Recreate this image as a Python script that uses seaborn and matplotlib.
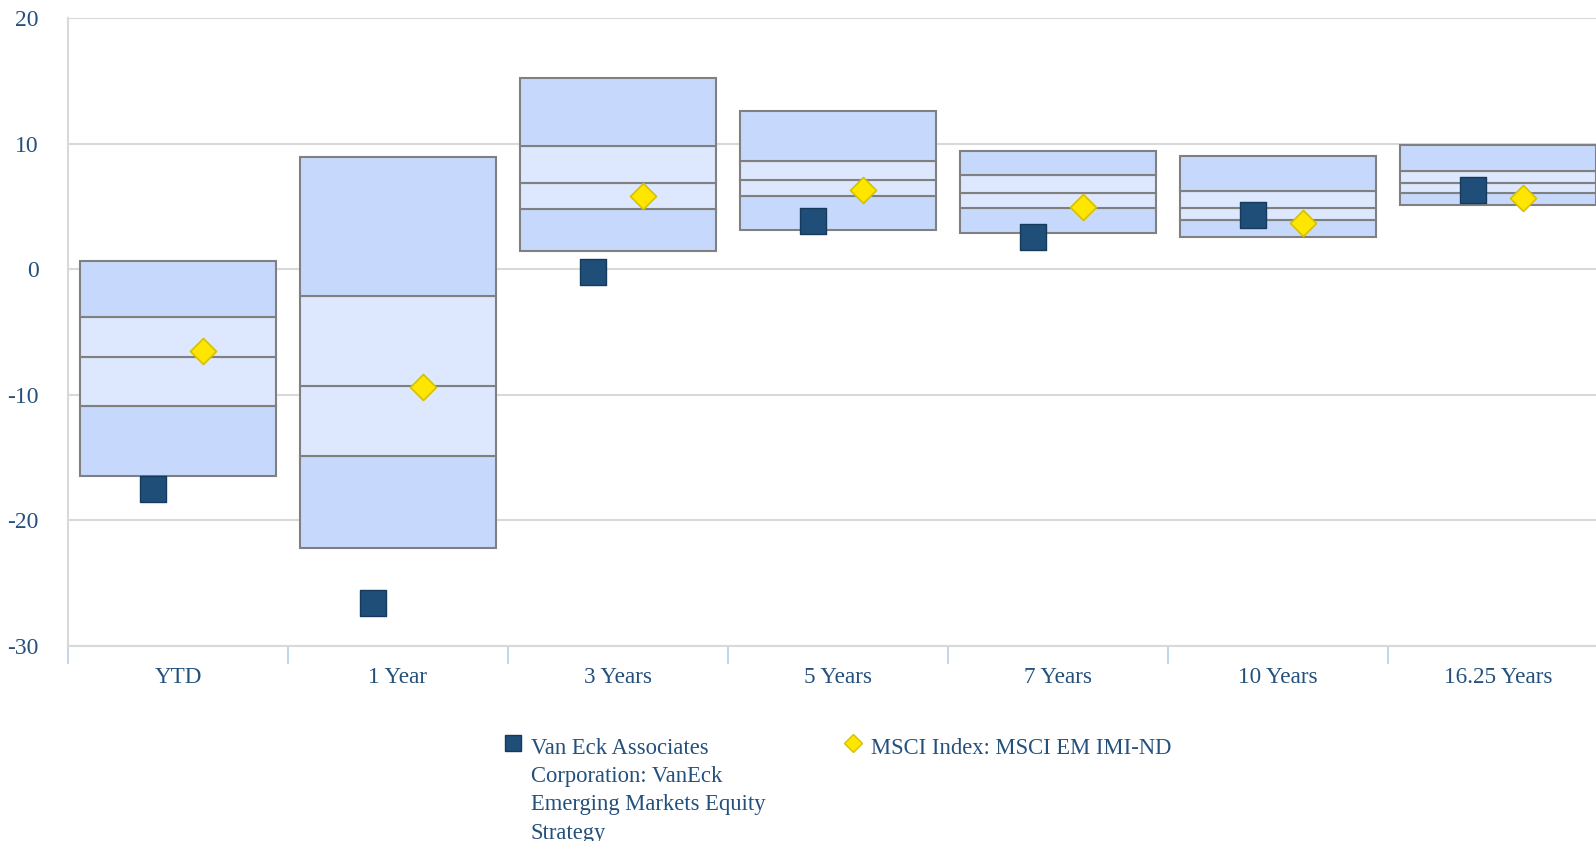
import matplotlib as mpl
import matplotlib.pyplot as plt
import seaborn as sns
import pandas as pd
import numpy as np
from matplotlib.lines import Line2D

# Percentile ranges (5th/25th/50th/75th/95th) and the two series
categories = ["YTD", "1 Year", "3 Years", "5 Years", "7 Years", "10 Years", "16.25 Years"]
p95 = [0.65, 8.9, 15.2, 12.6, 9.4, 9.0, 9.9]
p75 = [-3.8, -2.1, 9.8, 8.6, 7.5, 6.2, 7.8]
p50 = [-7.0, -9.3, 6.9, 7.1, 6.1, 4.9, 6.9]
p25 = [-10.9, -14.9, 4.8, 5.8, 4.9, 3.9, 6.1]
p5 = [-16.5, -22.2, 1.45, 3.1, 2.9, 2.6, 5.15]
fund = [-17.5, -26.6, -0.2, 3.85, 2.6, 4.35, 6.3]
index = [-6.55, -9.35, 5.85, 6.3, 4.95, 3.65, 5.7]

fund_label = "Van Eck Associates\nCorporation: VanEck\nEmerging Markets Equity\nStrategy"
index_label = "MSCI Index: MSCI EM IMI-ND"

text_color = "#24507c"
dark_band = "#c6d9fd"
light_band = "#dde7fd"
edge_grey = "#808080"

sns.set_style("white")
plt.rcParams["font.family"] = ["Liberation Serif", "DejaVu Serif"]
plt.rcParams["axes.unicode_minus"] = False

fig = plt.figure(figsize=(15.96, 8.41), dpi=100)
# axes run past the right edge on purpose, the original is cropped there
ax = fig.add_axes([68 / 1596, 1 - 646 / 841, 1540 / 1596, 628 / 841])

bands = [(p5, p25, dark_band), (p25, p50, light_band),
         (p50, p75, light_band), (p75, p95, dark_band)]
for lo, hi, col in bands:
    df = pd.DataFrame({"cat": categories, "h": np.array(hi) - np.array(lo)})
    sns.barplot(data=df, x="cat", y="h", order=categories, bottom=lo, width=0.89,
                color=col, saturation=1, edgecolor=edge_grey, linewidth=1.5,
                errorbar=None, ax=ax, zorder=2)

xpos = np.arange(len(categories))
sns.scatterplot(x=xpos - 0.114, y=fund, marker="s", s=330, color="#1f4e79",
                edgecolor="#163a5c", linewidth=1, ax=ax, zorder=4)
sns.scatterplot(x=xpos + 0.114, y=index, marker="D", s=175, color="#ffe600",
                edgecolor="#d6c000", linewidth=1.2, ax=ax, zorder=5)

ax.set_xlim(-0.5, len(categories) - 0.5)
ax.set_ylim(-30, 20)
ax.set_yticks([-30, -20, -10, 0, 10, 20])
ax.set_xticks(xpos)
ax.set_xticklabels(categories)
ax.set_xticks(np.arange(-0.5, len(categories), 1), minor=True)
ax.set_xlabel("")
ax.set_ylabel("")

ax.yaxis.grid(True, color="#d9d9d9", linewidth=1.5)
ax.set_axisbelow(True)
for side in ["top", "right"]:
    ax.spines[side].set_visible(False)
for side in ["left", "bottom"]:
    ax.spines[side].set_color("#d9d9d9")
    ax.spines[side].set_linewidth(1.5)

ax.tick_params(axis="y", length=0, pad=21, labelsize=17, labelcolor=text_color)
ax.tick_params(axis="x", which="major", bottom=True, length=0, pad=15,
               labelsize=16.7, labelcolor=text_color)
ax.tick_params(axis="x", which="minor", bottom=True, length=13, width=1.2, color="#b9cde5")

# legend, laid out by hand to keep the wrapped label next to its marker
fig.add_artist(Line2D([513 / 1596], [1 - 743 / 841], marker="s", markersize=12,
                      color="#1f4e79", markeredgecolor="#163a5c", transform=fig.transFigure))
fig.text(531 / 1596, 1 - 738 / 841, fund_label, fontsize=16.3, color=text_color,
         va="top", ha="left", linespacing=1.45)
fig.add_artist(Line2D([853 / 1596], [1 - 743 / 841], marker="D", markersize=9,
                      color="#ffe600", markeredgecolor="#d6c000", transform=fig.transFigure))
fig.text(871 / 1596, 1 - 738 / 841, index_label, fontsize=16.3, color=text_color,
         va="top", ha="left")

plt.savefig("out.png", dpi=100)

> _Given instruction_
Transcribe the full listing above exactly, with the images removed.

> _Full solution_
Recreate this image as a Python script that uses seaborn and matplotlib.
import matplotlib as mpl
import matplotlib.pyplot as plt
import seaborn as sns
import pandas as pd
import numpy as np
from matplotlib.lines import Line2D

# Percentile ranges (5th/25th/50th/75th/95th) and the two series
categories = ["YTD", "1 Year", "3 Years", "5 Years", "7 Years", "10 Years", "16.25 Years"]
p95 = [0.65, 8.9, 15.2, 12.6, 9.4, 9.0, 9.9]
p75 = [-3.8, -2.1, 9.8, 8.6, 7.5, 6.2, 7.8]
p50 = [-7.0, -9.3, 6.9, 7.1, 6.1, 4.9, 6.9]
p25 = [-10.9, -14.9, 4.8, 5.8, 4.9, 3.9, 6.1]
p5 = [-16.5, -22.2, 1.45, 3.1, 2.9, 2.6, 5.15]
fund = [-17.5, -26.6, -0.2, 3.85, 2.6, 4.35, 6.3]
index = [-6.55, -9.35, 5.85, 6.3, 4.95, 3.65, 5.7]

fund_label = "Van Eck Associates\nCorporation: VanEck\nEmerging Markets Equity\nStrategy"
index_label = "MSCI Index: MSCI EM IMI-ND"

text_color = "#24507c"
dark_band = "#c6d9fd"
light_band = "#dde7fd"
edge_grey = "#808080"

sns.set_style("white")
plt.rcParams["font.family"] = ["Liberation Serif", "DejaVu Serif"]
plt.rcParams["axes.unicode_minus"] = False

fig = plt.figure(figsize=(15.96, 8.41), dpi=100)
# axes run past the right edge on purpose, the original is cropped there
ax = fig.add_axes([68 / 1596, 1 - 646 / 841, 1540 / 1596, 628 / 841])

bands = [(p5, p25, dark_band), (p25, p50, light_band),
         (p50, p75, light_band), (p75, p95, dark_band)]
for lo, hi, col in bands:
    df = pd.DataFrame({"cat": categories, "h": np.array(hi) - np.array(lo)})
    sns.barplot(data=df, x="cat", y="h", order=categories, bottom=lo, width=0.89,
                color=col, saturation=1, edgecolor=edge_grey, linewidth=1.5,
                errorbar=None, ax=ax, zorder=2)

xpos = np.arange(len(categories))
sns.scatterplot(x=xpos - 0.114, y=fund, marker="s", s=330, color="#1f4e79",
                edgecolor="#163a5c", linewidth=1, ax=ax, zorder=4)
sns.scatterplot(x=xpos + 0.114, y=index, marker="D", s=175, color="#ffe600",
                edgecolor="#d6c000", linewidth=1.2, ax=ax, zorder=5)

ax.set_xlim(-0.5, len(categories) - 0.5)
ax.set_ylim(-30, 20)
ax.set_yticks([-30, -20, -10, 0, 10, 20])
ax.set_xticks(xpos)
ax.set_xticklabels(categories)
ax.set_xticks(np.arange(-0.5, len(categories), 1), minor=True)
ax.set_xlabel("")
ax.set_ylabel("")

ax.yaxis.grid(True, color="#d9d9d9", linewidth=1.5)
ax.set_axisbelow(True)
for side in ["top", "right"]:
    ax.spines[side].set_visible(False)
for side in ["left", "bottom"]:
    ax.spines[side].set_color("#d9d9d9")
    ax.spines[side].set_linewidth(1.5)

ax.tick_params(axis="y", length=0, pad=21, labelsize=17, labelcolor=text_color)
ax.tick_params(axis="x", which="major", bottom=True, length=0, pad=15,
               labelsize=16.7, labelcolor=text_color)
ax.tick_params(axis="x", which="minor", bottom=True, length=13, width=1.2, color="#b9cde5")

# legend, laid out by hand to keep the wrapped label next to its marker
fig.add_artist(Line2D([513 / 1596], [1 - 743 / 841], marker="s", markersize=12,
                      color="#1f4e79", markeredgecolor="#163a5c", transform=fig.transFigure))
fig.text(531 / 1596, 1 - 738 / 841, fund_label, fontsize=16.3, color=text_color,
         va="top", ha="left", linespacing=1.45)
fig.add_artist(Line2D([853 / 1596], [1 - 743 / 841], marker="D", markersize=9,
                      color="#ffe600", markeredgecolor="#d6c000", transform=fig.transFigure))
fig.text(871 / 1596, 1 - 738 / 841, index_label, fontsize=16.3, color=text_color,
         va="top", ha="left")

plt.savefig("out.png", dpi=100)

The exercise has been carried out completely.